Aim: Output the lines from the top of the entries below to the line with "minimum height=28] (kextb)", both included, exactly and without pictures.

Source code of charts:
__________________________________________________

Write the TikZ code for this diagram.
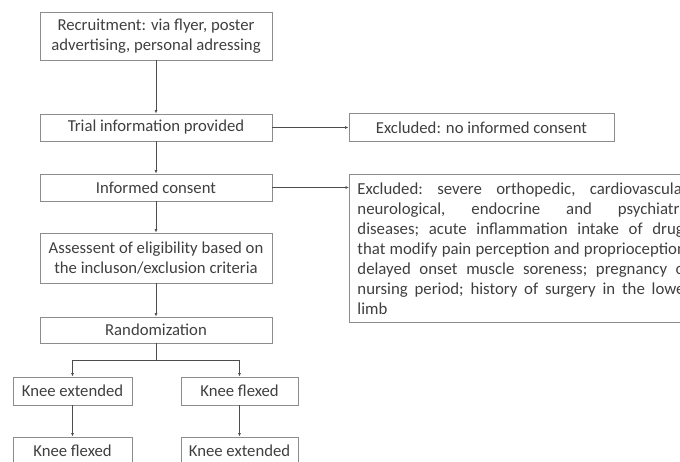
\documentclass[tikz,border=0pt]{standalone}
\usepackage{fontspec}
\setmainfont{Carlito}
\usetikzlibrary{arrows.meta}
\definecolor{boxgray}{HTML}{8C8C8C}
\definecolor{linegray}{HTML}{4D4D4D}
\definecolor{textgray}{HTML}{3F3F3F}

\begin{document}
\begin{tikzpicture}[x=1pt, y=-1pt,
        stepbox/.style={draw=boxgray, line width=0.9pt, text=textgray, align=center,
            font=\fontsize{16.7}{19.5}\selectfont, inner sep=0pt},
        flow/.style={draw=linegray, line width=0.8pt, -{Latex[length=3.5pt,width=3pt]}}]
    \useasboundingbox (0,0) rectangle (680,462);
    \clip (0,0) rectangle (680,462);

    % main column
    \node[stepbox, minimum width=232, minimum height=48] (recruit) at (156,36)
        {Recruitment: via flyer, poster\\advertising, personal adressing};
    \node[stepbox, minimum width=232, minimum height=27] (trial) at (156,127.5)
        {Trial information provided};
    \node[stepbox, minimum width=232, minimum height=27] (consent) at (156,187.5)
        {Informed consent};
    \node[stepbox, minimum width=232, minimum height=50] (assess) at (156,258)
        {Assessent of eligibility based on\\the incluson/exclusion criteria};
    \node[stepbox, minimum width=232, minimum height=26] (random) at (156,330)
        {Randomization};

    % the two arms
    \node[stepbox, minimum width=119, minimum height=28] (kext) at (72.5,391) {Knee extended};
    \node[stepbox, minimum width=117, minimum height=28] (kflex) at (239.5,391) {Knee flexed};
    \node[stepbox, minimum width=119, minimum height=28] (kflexb) at (72.5,451) {Knee flexed};
    \node[stepbox, minimum width=117, minimum height=28] (kextb) at (239.5,451) {Knee extended};

    % exclusions
    \node[stepbox, minimum width=265, minimum height=28] (noconsent) at (481.5,127.5)
        {Excluded: no informed consent};
    \node[stepbox, anchor=north west, align=justify, text width=333, inner xsep=8,
        inner ysep=8, font=\fontsize{16.8}{20}\selectfont]
        (criteria) at (349,174)
        {\sloppy\frenchspacing Excluded: severe orthopedic, cardiovascular,\linebreak
        neurological, endocrine and psychiatric\linebreak
        diseases; acute inflammation intake of drugs\linebreak
        that modify pain perception and proprioception;\linebreak
        delayed onset muscle soreness; pregnancy or\linebreak
        nursing period; history of surgery in the lower\linebreak
        limb};

    \draw[flow] (recruit) -- (trial);
    \draw[flow] (trial) -- (consent);
    \draw[flow] (consent) -- (assess);
    \draw[flow] (assess) -- (random);
    \draw[flow] (trial) -- (noconsent);
    \draw[flow] (consent.east) -- (consent.east -| criteria.west);

    \coordinate (split) at (156,360);
    \draw[draw=linegray, line width=0.8pt] (random) -- (split);
    \draw[flow] (split) -| (kext);
    \draw[flow] (split) -| (kflex);
    \draw[flow] (kext) -- (kflexb);
    \draw[flow] (kflex) -- (kextb);
\end{tikzpicture}
\end{document}
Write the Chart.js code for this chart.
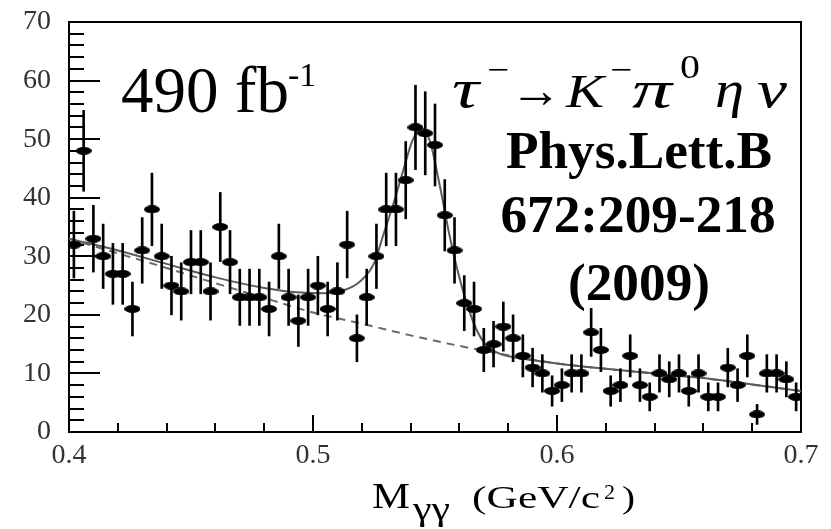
<!DOCTYPE html>
<html>
<head>
<meta charset="utf-8">
<title>M gamma gamma spectrum</title>
<script src="https://cdn.jsdelivr.net/npm/chart.js@4.4.0/dist/chart.umd.min.js"></script>
<style>
  body { margin: 0; background: #fff; }
  #wrap { position: relative; width: 831px; height: 529px; overflow: hidden; }
  #wrap canvas, #wrap svg { position: absolute; left: 0; top: 0; }
  #wrap svg { pointer-events: none; font-family: "Liberation Serif", "Times New Roman", serif; }
</style>
</head>
<body>
<div id="wrap">
  <canvas id="massChart" width="831" height="529"></canvas>
  <svg width="831" height="529" viewBox="0 0 831 529">
    <text x="121" y="112" font-size="65" font-family="Liberation Serif">490 fb</text>
    <text x="288" y="86" font-size="34" font-family="Liberation Serif">-1</text>

    <text x="452" y="107" font-size="54" font-style="italic" textLength="27" lengthAdjust="spacingAndGlyphs">τ</text>
    <text x="487" y="81" font-size="34" textLength="22" lengthAdjust="spacingAndGlyphs">−</text>
    <text x="510" y="107" font-size="50" textLength="52" lengthAdjust="spacingAndGlyphs">→</text>
    <text x="566" y="107" font-size="46" font-style="italic" textLength="38" lengthAdjust="spacingAndGlyphs">K</text>
    <text x="610" y="81" font-size="34" textLength="22" lengthAdjust="spacingAndGlyphs">−</text>
    <text x="632" y="107" font-size="52" font-style="italic" textLength="40" lengthAdjust="spacingAndGlyphs">π</text>
    <text x="680" y="78" font-size="34" textLength="20" lengthAdjust="spacingAndGlyphs">0</text>
    <text x="715" y="107" font-size="52" font-style="italic" textLength="29" lengthAdjust="spacingAndGlyphs">η</text>
    <text x="757" y="107" font-size="52" font-style="italic" textLength="30" lengthAdjust="spacingAndGlyphs">ν</text>

    <text x="639" y="168" font-size="52" font-weight="bold" text-anchor="middle" textLength="266" lengthAdjust="spacingAndGlyphs">Phys.Lett.B</text>
    <text x="638" y="232" font-size="52" font-weight="bold" text-anchor="middle" textLength="275" lengthAdjust="spacingAndGlyphs">672:209-218</text>
    <text x="639" y="300" font-size="52" font-weight="bold" text-anchor="middle" textLength="142" lengthAdjust="spacingAndGlyphs">(2009)</text>

    <text x="372" y="508" font-size="35" textLength="38" lengthAdjust="spacingAndGlyphs">M</text>
    <text x="413" y="520" font-size="33" textLength="37" lengthAdjust="spacingAndGlyphs">γγ</text>
    <text x="472" y="508" font-size="31" textLength="128" lengthAdjust="spacingAndGlyphs">(GeV/c</text>
    <text x="604" y="499" font-size="22" textLength="11" lengthAdjust="spacingAndGlyphs">2</text>
    <text x="622" y="508" font-size="31" textLength="13" lengthAdjust="spacingAndGlyphs">)</text>
  </svg>
</div>

<script>
// bin centres of the M(gamma gamma) histogram (GeV/c^2)
const binCenters = [
  0.402, 0.406, 0.410, 0.414, 0.418, 0.422, 0.426, 0.430, 0.434, 0.438,
  0.442, 0.446, 0.450, 0.454, 0.458, 0.462, 0.466, 0.470, 0.474, 0.478,
  0.482, 0.486, 0.490, 0.494, 0.498, 0.502, 0.506, 0.510, 0.514, 0.518,
  0.522, 0.526, 0.530, 0.534, 0.538, 0.542, 0.546, 0.550, 0.554, 0.558,
  0.562, 0.566, 0.570, 0.574, 0.578, 0.582, 0.586, 0.590, 0.594, 0.598,
  0.602, 0.606, 0.610, 0.614, 0.618, 0.622, 0.626, 0.630, 0.634, 0.638,
  0.642, 0.646, 0.650, 0.654, 0.658, 0.662, 0.666, 0.670, 0.674, 0.678,
  0.682, 0.686, 0.690, 0.694, 0.698
];

// events per bin
const counts = [
  32, 48, 33, 30, 27, 27, 21, 31, 38, 30,
  25, 24, 29, 29, 24, 35, 29, 23, 23, 23,
  21, 30, 23, 19, 23, 25, 21, 24, 32, 16,
  23, 30, 38, 38, 43, 52, 51, 49, 37, 31,
  22, 21, 14, 15, 18, 16, 13, 11, 10, 7,
  8, 10, 10, 17, 14, 7, 8, 13, 8, 6,
  10, 9, 10, 7, 10, 6, 6, 11, 8, 13,
  3, 10, 10, 9, 6
];

// statistical errors (half length of the error bars)
const errors = [
  5.7, 6.9, 5.7, 5.5, 5.2, 5.2, 4.6, 5.6, 6.2, 5.5,
  5.0, 4.9, 5.4, 5.4, 4.9, 5.9, 5.4, 4.8, 4.8, 4.8,
  4.6, 5.5, 4.8, 4.4, 4.8, 5.0, 4.6, 4.9, 5.7, 4.0,
  4.8, 5.5, 6.2, 6.2, 6.6, 7.2, 7.1, 7.0, 6.1, 5.6,
  4.7, 4.6, 3.7, 3.9, 4.2, 4.0, 3.6, 3.3, 3.2, 2.6,
  2.8, 3.2, 3.2, 4.1, 3.7, 2.6, 2.8, 3.6, 2.8, 2.4,
  3.2, 3.0, 3.2, 2.6, 3.2, 2.4, 2.4, 3.3, 2.8, 3.6,
  1.7, 3.2, 3.2, 3.0, 2.4
];

// fit: signal + background (solid)
const fitX = [0.400, 0.420, 0.440, 0.460, 0.480, 0.495, 0.505, 0.512, 0.519, 0.525,
              0.529, 0.533, 0.537, 0.541, 0.545, 0.548, 0.552, 0.5555, 0.559, 0.563,
              0.567, 0.571, 0.577, 0.585, 0.600, 0.620, 0.640, 0.660, 0.680, 0.700];
const fitTotal = [33.0, 31.0, 28.7, 26.4, 24.6, 23.8, 23.7, 24.1, 25.6, 28.8,
                  33.9, 39.0, 44.7, 50.0, 51.8, 49.5, 42.0, 34.5, 28.0, 22.0,
                  17.5, 14.8, 13.3, 12.6, 11.7, 10.8, 10.0, 9.2, 8.1, 7.0];

// fit: background only (dashed)
const bgX = [0.40, 0.42, 0.44, 0.46, 0.48, 0.50, 0.52, 0.54, 0.56, 0.58, 0.60, 0.62, 0.64, 0.66, 0.68, 0.70];
const fitBg = [33.0, 30.5, 28.0, 25.4, 22.9, 20.4, 18.5, 16.5, 14.7, 13.1, 11.7, 10.8, 10.0, 9.2, 8.1, 7.0];

const xTickLabels = ['0.4', '0.5', '0.6', '0.7'];

// black ellipse used as the data marker
function ellipseMarker(w, h) {
    const c = document.createElement('canvas');
    c.width = w;
    c.height = h;
    const g = c.getContext('2d');
    g.fillStyle = '#000';
    g.beginPath();
    g.ellipse(w / 2, h / 2, w / 2, h / 2, 0, 0, Math.PI * 2);
    g.fill();
    return c;
}

// frame + inward ticks (left and bottom only, like the original)
const frameTicks = {
    id: 'frameTicks',
    beforeDatasetsDraw(chart) {
        const { ctx, chartArea: a, scales: { x, y } } = chart;
        ctx.save();
        ctx.strokeStyle = '#000';
        ctx.lineWidth = 2;
        ctx.beginPath();
        for (let v = 0; v <= 70; v += 2) {
            const py = Math.round(y.getPixelForValue(v));
            const len = v % 10 === 0 ? 31 : 15;
            ctx.moveTo(a.left, py);
            ctx.lineTo(a.left + len, py);
        }
        for (let i = 0; i <= 15; i++) {
            const px = Math.round(x.getPixelForValue(0.4 + i * 0.02));
            const len = i % 5 === 0 ? 17 : 9;
            ctx.moveTo(px, a.bottom);
            ctx.lineTo(px, a.bottom - len);
        }
        ctx.stroke();
        ctx.strokeRect(a.left, a.top, a.right - a.left, a.bottom - a.top);
        ctx.restore();
    }
};

const ctx = document.getElementById('massChart').getContext('2d');

new Chart(ctx, {
    type: 'scatter',
    data: {
        datasets: [
            {
                type: 'scatter',
                data: binCenters.map((x, i) => ({ x: x, y: counts[i] })),
                pointStyle: ellipseMarker(16, 8),
                pointRadius: 8,
                order: 0
            },
            {
                type: 'bar',
                data: binCenters.map((x, i) => ({ x: x, y: [counts[i] - errors[i], counts[i] + errors[i]] })),
                backgroundColor: '#000',
                barThickness: 2,
                borderWidth: 0,
                order: 1
            },
            {
                type: 'line',
                data: fitX.map((x, i) => ({ x: x, y: fitTotal[i] })),
                borderColor: '#5a5a5a',
                borderWidth: 2,
                pointRadius: 0,
                cubicInterpolationMode: 'monotone',
                order: 2
            },
            {
                type: 'line',
                data: bgX.map((x, i) => ({ x: x, y: fitBg[i] })),
                borderColor: '#6a6a6a',
                borderWidth: 2,
                borderDash: [8, 6],
                pointRadius: 0,
                cubicInterpolationMode: 'monotone',
                order: 3
            }
        ]
    },
    options: {
        responsive: false,
        animation: false,
        layout: { padding: { top: 22, right: 30, left: 0, bottom: 0 } },
        plugins: {
            legend: { display: false },
            tooltip: { enabled: false }
        },
        scales: {
            x: {
                type: 'linear',
                min: 0.4,
                max: 0.7,
                offset: false,
                grid: { display: false, drawTicks: false },
                border: { display: false },
                ticks: {
                    stepSize: 0.1,
                    padding: 7,
                    color: '#333',
                    font: { family: 'Liberation Serif', size: 28 },
                    maxRotation: 0,
                    callback: (v) => {
                        const i = Math.round((v - 0.4) * 10);
                        return xTickLabels[i];
                    }
                },
                afterFit: (scale) => {
                    scale.height = 97;
                    scale.paddingLeft = 0;
                    scale.paddingRight = 0;
                }
            },
            y: {
                min: 0,
                max: 70,
                grid: { display: false, drawTicks: false },
                border: { display: false },
                ticks: {
                    stepSize: 10,
                    padding: 18,
                    color: '#333',
                    font: { family: 'Liberation Serif', size: 28 }
                },
                afterFit: (scale) => {
                    scale.width = 69;
                    scale.paddingTop = 0;
                    scale.paddingBottom = 0;
                }
            }
        }
    },
    plugins: [frameTicks]
});
</script>
</body>
</html>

__________________________________________________

Answer in full:
Write the TikZ code for this diagram.
\documentclass[tikz,border=0pt]{standalone}
\usepackage{fontspec}
\setmainfont{Carlito}
\usetikzlibrary{arrows.meta}
\definecolor{boxgray}{HTML}{8C8C8C}
\definecolor{linegray}{HTML}{4D4D4D}
\definecolor{textgray}{HTML}{3F3F3F}

\begin{document}
\begin{tikzpicture}[x=1pt, y=-1pt,
        stepbox/.style={draw=boxgray, line width=0.9pt, text=textgray, align=center,
            font=\fontsize{16.7}{19.5}\selectfont, inner sep=0pt},
        flow/.style={draw=linegray, line width=0.8pt, -{Latex[length=3.5pt,width=3pt]}}]
    \useasboundingbox (0,0) rectangle (680,462);
    \clip (0,0) rectangle (680,462);

    % main column
    \node[stepbox, minimum width=232, minimum height=48] (recruit) at (156,36)
        {Recruitment: via flyer, poster\\advertising, personal adressing};
    \node[stepbox, minimum width=232, minimum height=27] (trial) at (156,127.5)
        {Trial information provided};
    \node[stepbox, minimum width=232, minimum height=27] (consent) at (156,187.5)
        {Informed consent};
    \node[stepbox, minimum width=232, minimum height=50] (assess) at (156,258)
        {Assessent of eligibility based on\\the incluson/exclusion criteria};
    \node[stepbox, minimum width=232, minimum height=26] (random) at (156,330)
        {Randomization};

    % the two arms
    \node[stepbox, minimum width=119, minimum height=28] (kext) at (72.5,391) {Knee extended};
    \node[stepbox, minimum width=117, minimum height=28] (kflex) at (239.5,391) {Knee flexed};
    \node[stepbox, minimum width=119, minimum height=28] (kflexb) at (72.5,451) {Knee flexed};
    \node[stepbox, minimum width=117, minimum height=28] (kextb) at (239.5,451) {Knee extended};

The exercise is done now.